* Directive: Leave out the pictures and repeat the rest of the material exactly.

* Data shown:
**********
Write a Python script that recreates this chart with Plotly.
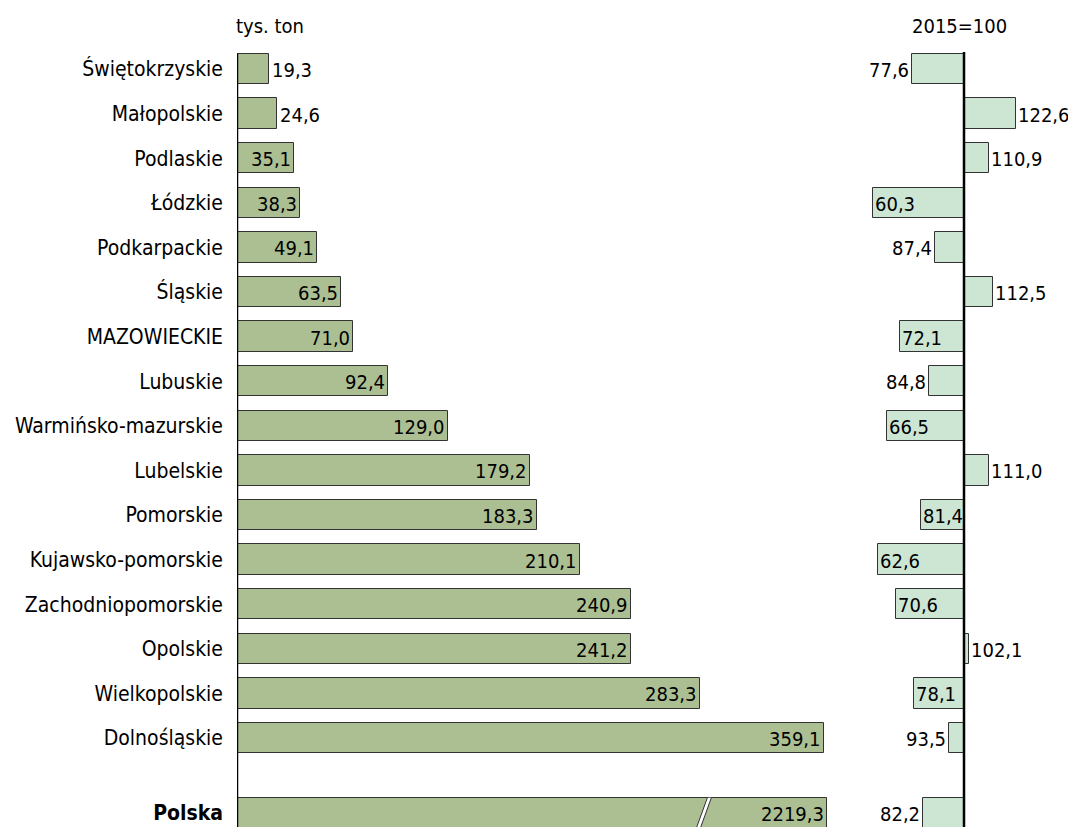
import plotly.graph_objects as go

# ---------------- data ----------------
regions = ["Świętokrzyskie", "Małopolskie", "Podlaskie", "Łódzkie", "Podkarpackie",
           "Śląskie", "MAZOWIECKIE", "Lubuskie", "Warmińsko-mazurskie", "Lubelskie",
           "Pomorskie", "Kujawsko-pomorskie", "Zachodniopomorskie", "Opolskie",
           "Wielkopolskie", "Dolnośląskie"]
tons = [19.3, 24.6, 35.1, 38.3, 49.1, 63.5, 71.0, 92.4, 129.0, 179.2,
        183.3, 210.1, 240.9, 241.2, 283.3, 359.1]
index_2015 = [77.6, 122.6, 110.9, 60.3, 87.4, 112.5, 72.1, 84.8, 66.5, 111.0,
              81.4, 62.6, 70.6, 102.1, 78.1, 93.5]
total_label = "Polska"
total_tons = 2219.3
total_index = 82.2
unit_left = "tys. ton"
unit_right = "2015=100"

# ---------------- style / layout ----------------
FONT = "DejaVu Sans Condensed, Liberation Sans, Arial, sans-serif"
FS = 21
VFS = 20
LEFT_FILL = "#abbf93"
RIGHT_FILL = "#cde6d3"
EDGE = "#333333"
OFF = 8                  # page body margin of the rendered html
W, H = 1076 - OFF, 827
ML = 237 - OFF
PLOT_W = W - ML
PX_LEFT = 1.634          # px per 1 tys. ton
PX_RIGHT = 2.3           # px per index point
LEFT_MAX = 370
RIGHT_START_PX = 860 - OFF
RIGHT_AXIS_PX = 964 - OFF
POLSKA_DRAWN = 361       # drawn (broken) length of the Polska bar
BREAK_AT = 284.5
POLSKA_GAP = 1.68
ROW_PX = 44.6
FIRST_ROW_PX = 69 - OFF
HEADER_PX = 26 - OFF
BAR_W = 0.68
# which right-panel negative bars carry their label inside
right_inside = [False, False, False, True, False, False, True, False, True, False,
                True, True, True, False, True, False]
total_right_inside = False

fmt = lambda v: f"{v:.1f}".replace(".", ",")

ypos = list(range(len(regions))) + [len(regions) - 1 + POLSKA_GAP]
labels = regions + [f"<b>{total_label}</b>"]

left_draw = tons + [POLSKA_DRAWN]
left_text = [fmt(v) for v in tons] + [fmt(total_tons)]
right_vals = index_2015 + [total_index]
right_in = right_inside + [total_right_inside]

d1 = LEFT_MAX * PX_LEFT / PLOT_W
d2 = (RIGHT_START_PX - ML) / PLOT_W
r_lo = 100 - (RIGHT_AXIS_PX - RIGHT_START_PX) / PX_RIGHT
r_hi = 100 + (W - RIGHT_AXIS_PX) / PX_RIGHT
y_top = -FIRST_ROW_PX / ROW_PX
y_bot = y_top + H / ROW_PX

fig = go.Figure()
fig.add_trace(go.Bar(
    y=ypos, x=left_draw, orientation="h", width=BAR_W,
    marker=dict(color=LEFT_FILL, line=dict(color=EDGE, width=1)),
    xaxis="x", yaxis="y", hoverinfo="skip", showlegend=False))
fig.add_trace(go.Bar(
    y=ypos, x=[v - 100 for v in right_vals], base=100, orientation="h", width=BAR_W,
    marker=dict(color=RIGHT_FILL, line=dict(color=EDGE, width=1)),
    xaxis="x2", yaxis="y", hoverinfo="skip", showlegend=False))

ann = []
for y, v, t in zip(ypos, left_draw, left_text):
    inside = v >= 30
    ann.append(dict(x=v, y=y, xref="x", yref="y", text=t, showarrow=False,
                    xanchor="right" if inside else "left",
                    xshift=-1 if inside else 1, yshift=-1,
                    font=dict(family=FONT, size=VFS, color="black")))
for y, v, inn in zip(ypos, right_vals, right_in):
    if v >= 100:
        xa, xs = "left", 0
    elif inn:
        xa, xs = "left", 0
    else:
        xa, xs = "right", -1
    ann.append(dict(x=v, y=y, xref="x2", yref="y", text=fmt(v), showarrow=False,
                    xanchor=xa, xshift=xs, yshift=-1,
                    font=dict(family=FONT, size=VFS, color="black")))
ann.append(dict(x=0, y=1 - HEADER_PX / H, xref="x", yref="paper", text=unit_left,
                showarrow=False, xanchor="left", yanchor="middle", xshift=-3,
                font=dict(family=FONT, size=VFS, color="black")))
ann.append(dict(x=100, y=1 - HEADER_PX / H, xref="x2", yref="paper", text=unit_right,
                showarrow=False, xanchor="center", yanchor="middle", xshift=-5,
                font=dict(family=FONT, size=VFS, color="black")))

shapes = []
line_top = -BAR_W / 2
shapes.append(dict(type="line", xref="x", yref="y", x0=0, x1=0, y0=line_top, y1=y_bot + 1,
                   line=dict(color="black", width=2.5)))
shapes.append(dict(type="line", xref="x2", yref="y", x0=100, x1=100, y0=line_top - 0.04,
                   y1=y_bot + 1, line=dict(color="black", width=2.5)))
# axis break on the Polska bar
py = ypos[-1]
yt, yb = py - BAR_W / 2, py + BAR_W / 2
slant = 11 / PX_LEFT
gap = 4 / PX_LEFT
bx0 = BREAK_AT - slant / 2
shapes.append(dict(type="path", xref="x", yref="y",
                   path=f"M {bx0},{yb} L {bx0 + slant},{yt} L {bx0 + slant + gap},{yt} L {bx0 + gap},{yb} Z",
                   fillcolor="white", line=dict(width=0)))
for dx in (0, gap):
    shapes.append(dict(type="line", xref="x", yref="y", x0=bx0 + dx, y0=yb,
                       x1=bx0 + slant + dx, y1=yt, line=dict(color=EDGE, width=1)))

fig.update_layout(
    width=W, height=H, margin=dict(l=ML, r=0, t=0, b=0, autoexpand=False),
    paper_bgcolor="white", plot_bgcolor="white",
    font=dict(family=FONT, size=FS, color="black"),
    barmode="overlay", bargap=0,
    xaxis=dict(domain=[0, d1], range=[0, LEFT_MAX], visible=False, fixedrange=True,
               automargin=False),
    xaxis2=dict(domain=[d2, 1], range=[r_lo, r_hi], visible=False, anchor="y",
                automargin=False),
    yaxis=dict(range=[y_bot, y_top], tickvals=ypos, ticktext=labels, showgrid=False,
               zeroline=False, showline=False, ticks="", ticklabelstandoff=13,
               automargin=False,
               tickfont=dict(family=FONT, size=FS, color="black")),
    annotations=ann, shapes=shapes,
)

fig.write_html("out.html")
**********
* The completed task:
Write a Python script that recreates this chart with Plotly.
import plotly.graph_objects as go

# ---------------- data ----------------
regions = ["Świętokrzyskie", "Małopolskie", "Podlaskie", "Łódzkie", "Podkarpackie",
           "Śląskie", "MAZOWIECKIE", "Lubuskie", "Warmińsko-mazurskie", "Lubelskie",
           "Pomorskie", "Kujawsko-pomorskie", "Zachodniopomorskie", "Opolskie",
           "Wielkopolskie", "Dolnośląskie"]
tons = [19.3, 24.6, 35.1, 38.3, 49.1, 63.5, 71.0, 92.4, 129.0, 179.2,
        183.3, 210.1, 240.9, 241.2, 283.3, 359.1]
index_2015 = [77.6, 122.6, 110.9, 60.3, 87.4, 112.5, 72.1, 84.8, 66.5, 111.0,
              81.4, 62.6, 70.6, 102.1, 78.1, 93.5]
total_label = "Polska"
total_tons = 2219.3
total_index = 82.2
unit_left = "tys. ton"
unit_right = "2015=100"

# ---------------- style / layout ----------------
FONT = "DejaVu Sans Condensed, Liberation Sans, Arial, sans-serif"
FS = 21
VFS = 20
LEFT_FILL = "#abbf93"
RIGHT_FILL = "#cde6d3"
EDGE = "#333333"
OFF = 8                  # page body margin of the rendered html
W, H = 1076 - OFF, 827
ML = 237 - OFF
PLOT_W = W - ML
PX_LEFT = 1.634          # px per 1 tys. ton
PX_RIGHT = 2.3           # px per index point
LEFT_MAX = 370
RIGHT_START_PX = 860 - OFF
RIGHT_AXIS_PX = 964 - OFF
POLSKA_DRAWN = 361       # drawn (broken) length of the Polska bar
BREAK_AT = 284.5
POLSKA_GAP = 1.68
ROW_PX = 44.6
FIRST_ROW_PX = 69 - OFF
HEADER_PX = 26 - OFF
BAR_W = 0.68
# which right-panel negative bars carry their label inside
right_inside = [False, False, False, True, False, False, True, False, True, False,
                True, True, True, False, True, False]
total_right_inside = False

fmt = lambda v: f"{v:.1f}".replace(".", ",")

ypos = list(range(len(regions))) + [len(regions) - 1 + POLSKA_GAP]
labels = regions + [f"<b>{total_label}</b>"]

left_draw = tons + [POLSKA_DRAWN]
left_text = [fmt(v) for v in tons] + [fmt(total_tons)]
right_vals = index_2015 + [total_index]
right_in = right_inside + [total_right_inside]

d1 = LEFT_MAX * PX_LEFT / PLOT_W
d2 = (RIGHT_START_PX - ML) / PLOT_W
r_lo = 100 - (RIGHT_AXIS_PX - RIGHT_START_PX) / PX_RIGHT
r_hi = 100 + (W - RIGHT_AXIS_PX) / PX_RIGHT
y_top = -FIRST_ROW_PX / ROW_PX
y_bot = y_top + H / ROW_PX

fig = go.Figure()
fig.add_trace(go.Bar(
    y=ypos, x=left_draw, orientation="h", width=BAR_W,
    marker=dict(color=LEFT_FILL, line=dict(color=EDGE, width=1)),
    xaxis="x", yaxis="y", hoverinfo="skip", showlegend=False))
fig.add_trace(go.Bar(
    y=ypos, x=[v - 100 for v in right_vals], base=100, orientation="h", width=BAR_W,
    marker=dict(color=RIGHT_FILL, line=dict(color=EDGE, width=1)),
    xaxis="x2", yaxis="y", hoverinfo="skip", showlegend=False))

ann = []
for y, v, t in zip(ypos, left_draw, left_text):
    inside = v >= 30
    ann.append(dict(x=v, y=y, xref="x", yref="y", text=t, showarrow=False,
                    xanchor="right" if inside else "left",
                    xshift=-1 if inside else 1, yshift=-1,
                    font=dict(family=FONT, size=VFS, color="black")))
for y, v, inn in zip(ypos, right_vals, right_in):
    if v >= 100:
        xa, xs = "left", 0
    elif inn:
        xa, xs = "left", 0
    else:
        xa, xs = "right", -1
    ann.append(dict(x=v, y=y, xref="x2", yref="y", text=fmt(v), showarrow=False,
                    xanchor=xa, xshift=xs, yshift=-1,
                    font=dict(family=FONT, size=VFS, color="black")))
ann.append(dict(x=0, y=1 - HEADER_PX / H, xref="x", yref="paper", text=unit_left,
                showarrow=False, xanchor="left", yanchor="middle", xshift=-3,
                font=dict(family=FONT, size=VFS, color="black")))
ann.append(dict(x=100, y=1 - HEADER_PX / H, xref="x2", yref="paper", text=unit_right,
                showarrow=False, xanchor="center", yanchor="middle", xshift=-5,
                font=dict(family=FONT, size=VFS, color="black")))

shapes = []
line_top = -BAR_W / 2
shapes.append(dict(type="line", xref="x", yref="y", x0=0, x1=0, y0=line_top, y1=y_bot + 1,
                   line=dict(color="black", width=2.5)))
shapes.append(dict(type="line", xref="x2", yref="y", x0=100, x1=100, y0=line_top - 0.04,
                   y1=y_bot + 1, line=dict(color="black", width=2.5)))
# axis break on the Polska bar
py = ypos[-1]
yt, yb = py - BAR_W / 2, py + BAR_W / 2
slant = 11 / PX_LEFT
gap = 4 / PX_LEFT
bx0 = BREAK_AT - slant / 2
shapes.append(dict(type="path", xref="x", yref="y",
                   path=f"M {bx0},{yb} L {bx0 + slant},{yt} L {bx0 + slant + gap},{yt} L {bx0 + gap},{yb} Z",
                   fillcolor="white", line=dict(width=0)))
for dx in (0, gap):
    shapes.append(dict(type="line", xref="x", yref="y", x0=bx0 + dx, y0=yb,
                       x1=bx0 + slant + dx, y1=yt, line=dict(color=EDGE, width=1)))

fig.update_layout(
    width=W, height=H, margin=dict(l=ML, r=0, t=0, b=0, autoexpand=False),
    paper_bgcolor="white", plot_bgcolor="white",
    font=dict(family=FONT, size=FS, color="black"),
    barmode="overlay", bargap=0,
    xaxis=dict(domain=[0, d1], range=[0, LEFT_MAX], visible=False, fixedrange=True,
               automargin=False),
    xaxis2=dict(domain=[d2, 1], range=[r_lo, r_hi], visible=False, anchor="y",
                automargin=False),
    yaxis=dict(range=[y_bot, y_top], tickvals=ypos, ticktext=labels, showgrid=False,
               zeroline=False, showline=False, ticks="", ticklabelstandoff=13,
               automargin=False,
               tickfont=dict(family=FONT, size=FS, color="black")),
    annotations=ann, shapes=shapes,
)

fig.write_html("out.html")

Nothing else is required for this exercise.